Esta particularidad omnipresente de la música así como la mención
a la importancia de los párpados —del mismo modo que cierta forma de mirar la
vida desde la distancia que puede confluir con la de Quignard— no son
precisamente ajenos al libro último que, a modo de caótico —o más bien,
voluntarioso— testamento nos ha legado Antonio Gamoneda en la colección dorada
de Tusquets: Canción errónea. No seré yo quien diga que este, por más que lo
parezca, ha de ser el último poemario de Gamoneda. Sus últimos libros en verso,
lo mismo Arden las pérdidas que el recopilatorio Esta luz —con el
excepcional renacimiento de Cecilia— ya hacían presagiar un oscurecimiento de
la voz, un pañuelo agitándose con serenidad en el aire neblinoso de la
despedida.

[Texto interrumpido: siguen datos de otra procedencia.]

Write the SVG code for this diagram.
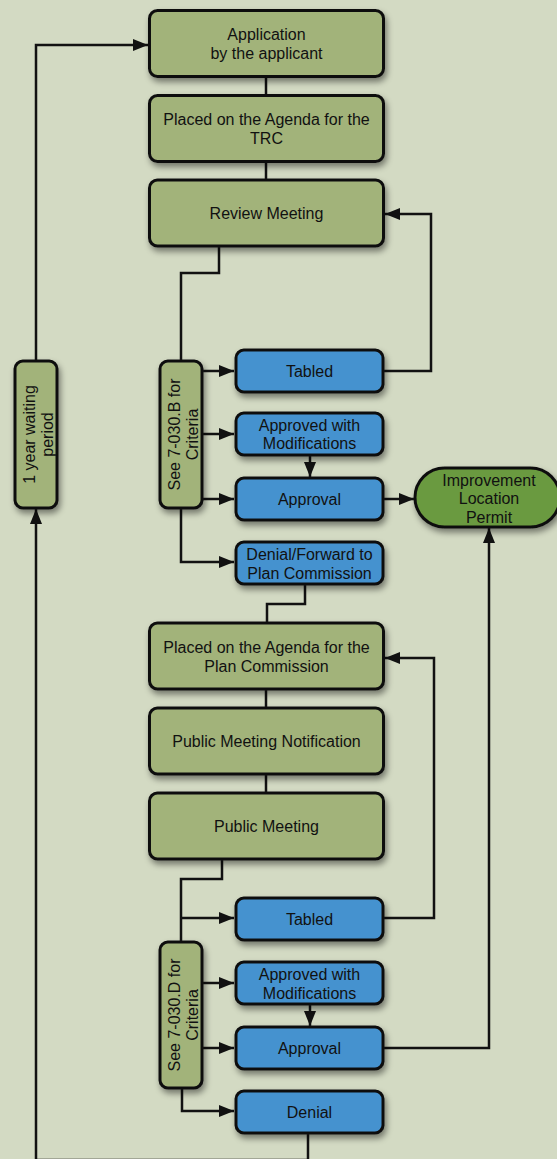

Esa es precisamente una de las características de la conciencia: que
llega sin avisar y te puede pillar en traje y corbata o en zapatillas. La
sensación del adiós, el flirteo con la banda sonora de su zarabanda cortés pero
definitiva, flotaba ya sobre los versos de estos libros mencionados del
poeta. A diferencia en cambio de
la conciencia, la vejez —término denostado injustamente— no llega de forma
súbita, sino que se va aproximando lenta e inexorablemente, «tan callando». Así
que si en Arden las pérdidas, el lento crepitar del fuego era humilde
percepción del acabamiento, en una suerte de hoguera final y sin embargo
purificadora de recuerdos más o menos dolorosos —peculiar acto de fe de la
memoria—, en Canción errónea se perpetúa esa conciencia pero con un elemento
añadido, incluso dos: la concepción de lo vivido como melodía y, además, como
una melodía no precisamente grata o loable: una pasión musical inútil. Para
Antonio Gamoneda, Canción errónea es la canción de un vivir que como puente
media entre dos lugares que no existen. Podría decirse que es una línea que el poeta
recorre mitad funámbulo mitad sonámbulo entre dos puntos errados, entre un
comienzo absurdo y un final inabordable: «Desprecio
/ la eternidad. / He vivido / y no sé por qué. / Ahora / he de amar mi propia muerte / y no sé morir. / Qué
equívoco». Tal vez por eso Gamoneda renuncia al seguramente apócrifo deseo
de Goethe en su lecho de muerte: «Ya /
tarda la ceguedad, ya tarda. / No / más luz. / No / más luz». Qué distinto y distante
de aquello que proclamaba en Arden las pérdidas: «Así es la vejez:
claridad sin descanso». La asunción del error se transustancia en la
inutilidad de algo sánscrito o sagrado como la verdad: «La rosa es bella, ¿y para qué? / Así son tus grandes, tus inútiles
preguntas. / Ignorar para ver, dices también. / Pero, ¿qué ver? Tan / solo lograrás
que ardan tus ojos. / Compréndelo: no existe más que una palabra verdadera: /
no».
En Canción errónea volvemos a encontrar muchos
de los elementos que le inquietaban en libros anteriores: los ultrajes del
pasado, el amor extraordinario a la madre, el dolor de los actos cotidianos,
los armarios que amenazan con su sombra tras sus puertas. Y los párpados, como
antes mencionaba. Bajo los párpados, cobijo rilkeano de la muerte, se agitan la
contemplación de la pérdida, la memoria, las cuestiones que no esperan
respuesta ni consuelo, los insectos que zumban sin descanso turbando la calma,
la ira. El poeta ovetense, es evidente, necesita regresar a sus penates
literarios, e incluso así lo admite.
Hay, no obstante, un cambio: si siempre sus
libros se habían caracterizado por una arquitectura impecable, Canción
errónea es una sucesión de
compases donde predomina lo indeterminado, lo imprevisible; poemas de rabiosa
actualidad política conviven junto al más descarnado nihilismo, evocaciones
artísticas o cinematográficas se entremezclan con recuerdos de viajes. Y en
mitad de todo ello, como un paréntesis de pulpa esperanzada, la melena
salvadora de Cecilia... La ordenación de un libro a Gamoneda le resulta,
literalmente, «innecesaria». Tal vez estos versos son unos pasos libres al fin
y caprichosos en el gran salón vacío, bajo la tela de araña de cristal,
enmarcados por el pan de oro desgastado del azogue. El último baile siempre es
un espejismo solitario cubierto por el manto protector pero insensible de esa
música, de esa canción errónea del vivir.